Levan Chogoshvili (b. 1953, lives and works in Tbilisi, Georgia) is among the most important Georgian artists of his generation. Since the 1970s he had created an extensive body of work in Tbilisi which incorporates painting, drawing, film and sculpture. Central to this work is the question of history: how it is essential, particularly for Georgia, and how it is under constant pressure, now more than ever. History is continually expunged or corrupted; artists like Chogoshvili bring it back to life and render it visible. Chogoshvili’s art, which was prohibited in the Soviet Union until well into the 1980s, grapples with this erasure and the contradictory processes behind it. It resists ignorance and stands up to amnesia. For this, for his intellectual and human generosity and his fearless engagement for others, Chogoshvili is very highly regarded by the younger generation of Georgian artists, as an exemplar, teacher and their selfless supporter.

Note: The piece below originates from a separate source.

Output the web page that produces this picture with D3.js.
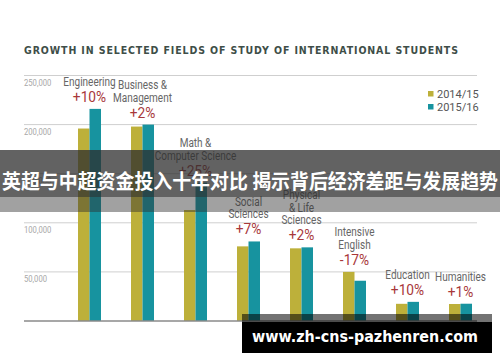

“Whilst I was in Paris, the Soviet Union dissolved, and I found myself without a passport, let alone a curator. As a result, many of my older works were either lost or impossible to retrieve. Even the prize I won at a festival was entrusted to a Soviet jury member, who indignantly remarked, ‘We don’t send invitations to the festivals to Georgia, so how did you Georgians even get here?’” Levan Chogoshvili
Vijay Masharani (b. 1995, lives in New York and Belmont, USA) works with video and drawing. His works test the connections between small gestures and complex systems, asking what forces are at play, and what escapes our perception if we focus solely on details or only see the whole. With patterns that are in a constant state of transmutation, Masharani attempts to analyse this interplay, highlighting the role of the contingent throughout his compositions: across the duration of a video or throughout the production period of a series of drawings. […]
As he moves back and forth between close examination and a broader perspective, he continuously asks the question with his almost meditative works: What am I looking at? This enquiry stems from a desire to investigate the interplay between intuition and deliberation. For his first institutional solo exhibition, Masharani presents a body of work that diagrams a trajectory of a roving practice. His playful approach to permutation and transformation underscores the potential of these dynamics to reveal how structures can evolve and change. (Otto Bonnen.)
The exhibition at Kunsthalle Zürich will be Levan Chogoshvili’s largest to date. Georgian art historian Nana Kipiani has written an extensive introduction to unofficial Georgian art and Chogoshvili’s work for the exhibition; Chogoshvili and Kipiani will be present for the exhibition opening. Levan Chogoshvili’s exhibition is curated by Daniel Baumann, his last at Kunsthalle Zürich; Vijay Masharani’s exhibition is curated by Otto Bonnen.